The IMPACT of BINARIES on STELLAR EVOLUTION
ESO Garching, July 3-7, 2017
As we now know, stars are mostly found in binary and multiple systems, as at least 50% of all solar-like stars have companions - a fraction that most likely goes up to 100% for the most massive stars. Moreover, a large fraction of them will interact in some way or another: at least half of the binary systems containing solar-like stars, in particular when the primary will evolve on the Asymptotic Giant Branch and at least 70% of all massive stars. Such interactions can, and often will, alter the structure and evolution of both components in the system. This will, in turn, lead to the production of exotic objects whose existence cannot be explained by the standard stellar evolution models, such as Algols, Blue Stragglers, and other Chemically Peculiar Stars, but also non-spherical planetary nebulae, or to more dramatic outcome, such as supernovae (of all sorts) and Gamma-Ray Bursts. One should also not forget that one of the most luminous stars in our Galaxy, Eta Carinae, is a binary, while the most massive stars may be the results of mergers. Moreover, in 2016, we saw the first ever announcement of the detection of gravitational waves, coming from the merging of a binary black hole.

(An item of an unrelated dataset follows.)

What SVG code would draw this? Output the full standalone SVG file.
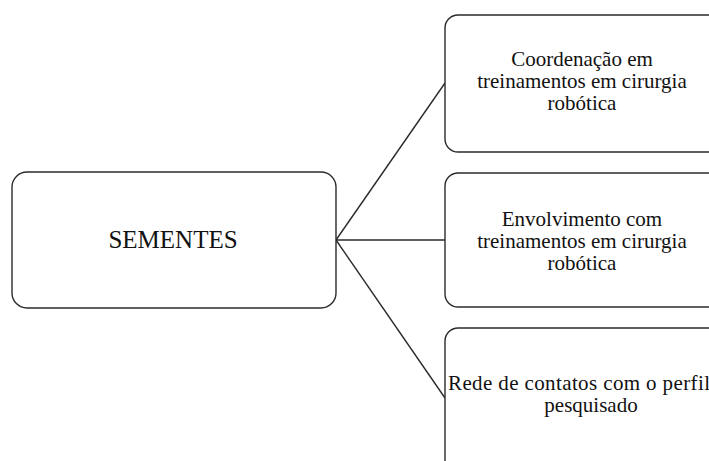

The stage is thus clearly set to study in detail the impact of binaries on stellar evolution, in resolved and unresolved populations. This is even more so, as Gaia will soon bring a wealth of new data in this area and the community needs to be ready to interpret them.

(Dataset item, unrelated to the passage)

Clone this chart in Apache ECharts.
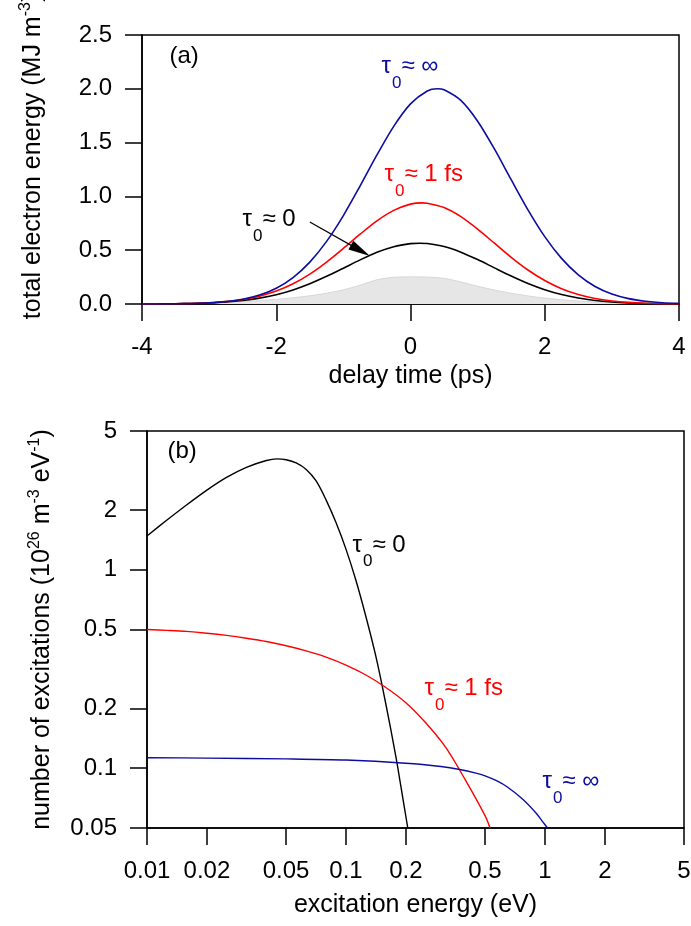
<!DOCTYPE html>
<html><head><meta charset="utf-8">
<script src="https://cdn.jsdelivr.net/npm/echarts@6/dist/echarts.min.js"></script>
<style>html,body{margin:0;padding:0;background:#fff}#c{width:691px;height:926px}</style>
</head><body><div id="c"></div>
<script>
// ---------- panel (a) data ----------
const delayTime = [-4,-3.75,-3.5,-3.25,-3,-2.75,-2.5,-2.25,-2,-1.75,-1.5,-1.25,-1,-0.75,-0.5,-0.25,0,0.25,0.5,0.75,1,1.25,1.5,1.75,2,2.25,2.5,2.75,3,3.25,3.5,3.75,4];
const timeInf = [-4,-3.75,-3.5,-3.25,-3,-2.75,-2.5,-2.25,-2,-1.75,-1.5,-1.25,-1,-0.75,-0.5,-0.25,0,0.25,0.4,0.5,0.75,1,1.25,1.5,1.75,2,2.25,2.5,2.75,3,3.25,3.5,3.75,4];
const energyInf = [0.0003,0.0008,0.002,0.0048,0.0106,0.022,0.044,0.083,0.147,0.246,0.389,0.582,0.822,1.098,1.385,1.651,1.860,1.980,2.000,1.991,1.892,1.699,1.441,1.155,0.875,0.626,0.424,0.271,0.163,0.093,0.050,0.026,0.012,0.0056];
const time1fs = [-4,-3.75,-3.5,-3.25,-3,-2.75,-2.5,-2.25,-2,-1.75,-1.5,-1.25,-1,-0.75,-0.5,-0.25,0,0.17,0.25,0.5,0.75,1,1.25,1.5,1.75,2,2.25,2.5,2.75,3,3.25,3.5,3.75,4];
const energy1fs = [0.0005,0.0011,0.0026,0.0057,0.0117,0.0227,0.0418,0.0729,0.120,0.188,0.278,0.390,0.517,0.649,0.773,0.870,0.928,0.940,0.937,0.896,0.812,0.696,0.565,0.434,0.316,0.218,0.142,0.088,0.051,0.028,0.015,0.0074,0.0035,0.0016];
const timeZero = [-4,-3.75,-3.5,-3.25,-3,-2.75,-2.5,-2.25,-2,-1.75,-1.5,-1.25,-1,-0.75,-0.5,-0.25,0,0.13,0.25,0.5,0.75,1,1.25,1.5,1.75,2,2.25,2.5,2.75,3,3.25,3.5,3.75,4];
const energyZero = [0.0005,0.0011,0.0024,0.0050,0.0099,0.0184,0.0324,0.0544,0.0867,0.131,0.188,0.257,0.333,0.410,0.480,0.532,0.561,0.565,0.562,0.534,0.482,0.413,0.336,0.260,0.191,0.133,0.088,0.0555,0.0331,0.0188,0.0101,0.0052,0.0025,0.0012];
const energyPulse = [0.000,0.002,0.004,0.007,0.011,0.016,0.023,0.032,0.043,0.058,0.076,0.100,0.132,0.175,0.225,0.248,0.252,0.250,0.238,0.205,0.165,0.130,0.100,0.075,0.055,0.040,0.028,0.019,0.012,0.008,0.005,0.003,0.001];
const yTicksA = [0, 0.5, 1.0, 1.5, 2.0, 2.5];

// ---------- panel (b) data ----------
const excEnergyZero = [0.01,0.0126,0.0158,0.02,0.0251,0.0316,0.0398,0.045,0.0501,0.0562,0.0631,0.0708,0.0794,0.0891,0.1,0.112,0.126,0.141,0.158,0.178,0.19,0.2045];
const excCountZero  = [1.48,1.78,2.12,2.52,2.92,3.28,3.55,3.62,3.58,3.45,3.2,2.8,2.25,1.73,1.27,0.89,0.58,0.37,0.215,0.115,0.078,0.05];
const excEnergy1fs = [0.01,0.0126,0.0158,0.02,0.0251,0.0316,0.0398,0.0501,0.0631,0.0794,0.1,0.126,0.158,0.2,0.251,0.316,0.398,0.5,0.53];
const excCount1fs  = [0.5,0.495,0.489,0.479,0.467,0.452,0.435,0.414,0.39,0.363,0.331,0.295,0.256,0.214,0.17,0.128,0.0874,0.0577,0.05];
const excEnergyInf = [0.01,0.02,0.05,0.1,0.2,0.3,0.373,0.45,0.5,0.571,0.65,0.776,0.906,0.98,1.03];
const excCountInf  = [0.113,0.1125,0.1115,0.110,0.106,0.102,0.0986,0.0945,0.0915,0.0865,0.0802,0.0696,0.0592,0.0534,0.05];
const xTicksB = [0.01,0.02,0.05,0.1,0.2,0.5,1,2,5];
const yTicksB = [0.05,0.1,0.2,0.5,1,2,5];

// ---------- annotations (data coordinates) ----------
const annotAX = [-3.583, -0.425, -0.38, -2.495];
const annotAY = [2.407, 2.314, 1.31, 0.892];
const annotAText = ['{mk|(a)}', '{mb|τ}{sb|0}{mb|≈ ∞}', '{mr|τ}{sr|0}{mr|≈ 1 fs}', '{mk|τ}{sk|0}{mk|≈ 0}'];
const arrowFrom = [-1.5, 0.762];
const arrowTo = [-0.746, 0.496];
const annotBX = [0.01275, 0.1085, 0.2495, 0.977];
const annotBY = [4.50, 1.52, 0.287, 0.0978];
const annotBText = ['{mk|(b)}', '{mk|τ}{sk|0}{mk|≈ 0}', '{mr|τ}{sr|0}{mr|≈ 1 fs}', '{mb|τ}{sb|0}{mb|≈ ∞}'];

const FONT = '"Liberation Sans", Arial, Helvetica, sans-serif';
const BLUE = '#0c0ca0', RED = '#ff0000', BLACK = '#000000';
const pair = (xs, ys) => xs.map((x, i) => [x, ys[i]]);
const fmtLog = v => String(parseFloat(Number(v).toPrecision(4)));

const annotRich = {};
[['b', BLUE], ['r', RED], ['k', BLACK]].forEach(([k, c]) => {
  annotRich['m' + k] = {fontSize: 24, fontFamily: FONT, color: c, lineHeight: 24, verticalAlign: 'top'};
  annotRich['s' + k] = {fontSize: 17, fontFamily: FONT, color: c, lineHeight: 17, verticalAlign: 'top', padding: [20, 0, 0, 1]};
});
const annotSeries = (xi, xs, ys, texts) => ({
  type: 'scatter', xAxisIndex: xi, yAxisIndex: xi, symbol: 'circle', symbolSize: 1,
  itemStyle: {color: 'rgba(0,0,0,0)', opacity: 1}, silent: true, z: 20,
  data: xs.map((x, i) => ({value: [x, ys[i]], name: texts[i]})),
  label: {show: true, position: [0, 0], align: 'left', verticalAlign: 'top', opacity: 1,
    formatter: p => p.name, rich: annotRich}
});

const axisLineStyle = {color: '#000', width: 1.5};
const tickLabel = {fontSize: 24, color: '#000', fontFamily: FONT};
const nameStyle = {fontSize: 25, color: '#000', fontFamily: FONT};
const supRich = {
  n: {fontSize: 25, fontFamily: FONT, color: '#000', lineHeight: 30, verticalAlign: 'middle'},
  sup: {fontSize: 16, fontFamily: FONT, color: '#000', lineHeight: 16, verticalAlign: 'top'}
};

const chart = echarts.init(document.getElementById('c'), null, {renderer: 'canvas'});
const option = {
  animation: false,
  backgroundColor: '#ffffff',
  textStyle: {fontFamily: FONT},
  grid: [
    {left: 142, top: 35, width: 537, height: 269, show: true, borderColor: '#000', borderWidth: 1.5, containLabel: false, outerBoundsMode: 'none'},
    {left: 147, top: 431, width: 537, height: 397, show: true, borderColor: '#000', borderWidth: 1.5, containLabel: false, outerBoundsMode: 'none'}
  ],
  xAxis: [
    {gridIndex: 0, type: 'value', min: -4, max: 4, interval: 2,
      axisLine: {show: true, onZero: false, lineStyle: axisLineStyle},
      axisTick: {show: true, inside: false, length: 17, lineStyle: axisLineStyle},
      axisLabel: Object.assign({margin: 31, showMinLabel: true, showMaxLabel: true}, tickLabel),
      splitLine: {show: false},
      name: 'delay time (ps)', nameLocation: 'middle', nameGap: 60, nameTextStyle: nameStyle},
    {gridIndex: 1, type: 'log', logBase: 10, min: 0.01, max: 5,
      axisLine: {show: true, onZero: false, lineStyle: axisLineStyle},
      axisTick: {show: true, inside: false, length: 17, lineStyle: axisLineStyle, customValues: xTicksB},
      minorTick: {show: false},
      axisLabel: Object.assign({margin: 31, customValues: xTicksB, formatter: fmtLog, showMinLabel: true, showMaxLabel: true}, tickLabel),
      splitLine: {show: false}, minorSplitLine: {show: false},
      name: 'excitation energy (eV)', nameLocation: 'middle', nameGap: 65, nameTextStyle: nameStyle}
  ],
  yAxis: [
    {gridIndex: 0, type: 'value', min: yTicksA[0], max: yTicksA[yTicksA.length - 1], interval: 0.5,
      axisLine: {show: true, onZero: false, lineStyle: axisLineStyle},
      axisTick: {show: true, inside: false, length: 17, lineStyle: axisLineStyle},
      axisLabel: Object.assign({margin: 30, formatter: v => v.toFixed(1), showMinLabel: true, showMaxLabel: true}, tickLabel),
      splitLine: {show: false},
      name: '{n|total electron energy (MJ m}{sup|-3}{n|)}', nameLocation: 'middle', nameRotate: 90, nameGap: 94,
      nameTextStyle: Object.assign({rich: supRich, lineHeight: 30, padding: [0, 0, 0, 26]}, nameStyle)},
    {gridIndex: 1, type: 'log', logBase: 10, min: 0.05, max: 5,
      axisLine: {show: true, onZero: false, lineStyle: axisLineStyle},
      axisTick: {show: true, inside: false, length: 17, lineStyle: axisLineStyle, customValues: yTicksB},
      minorTick: {show: false},
      axisLabel: Object.assign({margin: 30, customValues: yTicksB, formatter: fmtLog, showMinLabel: true, showMaxLabel: true}, tickLabel),
      splitLine: {show: false}, minorSplitLine: {show: false},
      name: '{n|number of excitations (10}{sup|26}{n| m}{sup|-3}{n| eV}{sup|-1}{n|)}', nameLocation: 'middle', nameRotate: 90, nameGap: 90,
      nameTextStyle: Object.assign({rich: supRich, lineHeight: 30}, nameStyle)}
  ],
  series: [
    {type: 'line', xAxisIndex: 0, yAxisIndex: 0, data: pair(delayTime, energyPulse), smooth: 0.3, showSymbol: false, silent: true,
      lineStyle: {color: '#d6d6d6', width: 1}, areaStyle: {color: '#e6e6e6', opacity: 1}, z: 1},
    {type: 'line', xAxisIndex: 0, yAxisIndex: 0, data: pair(timeZero, energyZero), smooth: 0.3, showSymbol: false, silent: true,
      lineStyle: {color: BLACK, width: 1.6}, z: 3,
      markLine: {silent: true, animation: false, symbol: ['none', 'triangle'], symbolSize: [0, [10, 22]],
        lineStyle: {color: '#000', width: 1.2, type: 'solid'}, itemStyle: {color: '#000'}, label: {show: false},
        data: [[{coord: arrowFrom}, {coord: arrowTo, symbolSize: [10, 22]}]]}},
    {type: 'line', xAxisIndex: 0, yAxisIndex: 0, data: pair(time1fs, energy1fs), smooth: 0.3, showSymbol: false, silent: true,
      lineStyle: {color: RED, width: 1.6}, z: 4},
    {type: 'line', xAxisIndex: 0, yAxisIndex: 0, data: pair(timeInf, energyInf), smooth: 0.3, showSymbol: false, silent: true,
      lineStyle: {color: BLUE, width: 1.6}, z: 5},
    annotSeries(0, annotAX, annotAY, annotAText),

    {type: 'line', xAxisIndex: 1, yAxisIndex: 1, data: pair(excEnergyZero, excCountZero), smooth: 0.3, showSymbol: false, silent: true,
      lineStyle: {color: BLACK, width: 1.4}, z: 3},
    {type: 'line', xAxisIndex: 1, yAxisIndex: 1, data: pair(excEnergy1fs, excCount1fs), smooth: 0.3, showSymbol: false, silent: true,
      lineStyle: {color: RED, width: 1.4}, z: 4},
    {type: 'line', xAxisIndex: 1, yAxisIndex: 1, data: pair(excEnergyInf, excCountInf), smooth: 0.3, showSymbol: false, silent: true,
      lineStyle: {color: BLUE, width: 1.4}, z: 5},
    annotSeries(1, annotBX, annotBY, annotBText)
  ]
};
chart.setOption(option);
</script>
</body></html>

We therefore aim at bringing together in this workshop observers and theoreticians, working on different areas of stellar evolution and binary stars. The workshop will consist of a complete set of review talks (25+10 min) and ample time for contributed talks (15+5 min), as well as posters.
The workshop will take place at the ESO Headquarters in Garching (Germany) from July 3 to 7, 2017.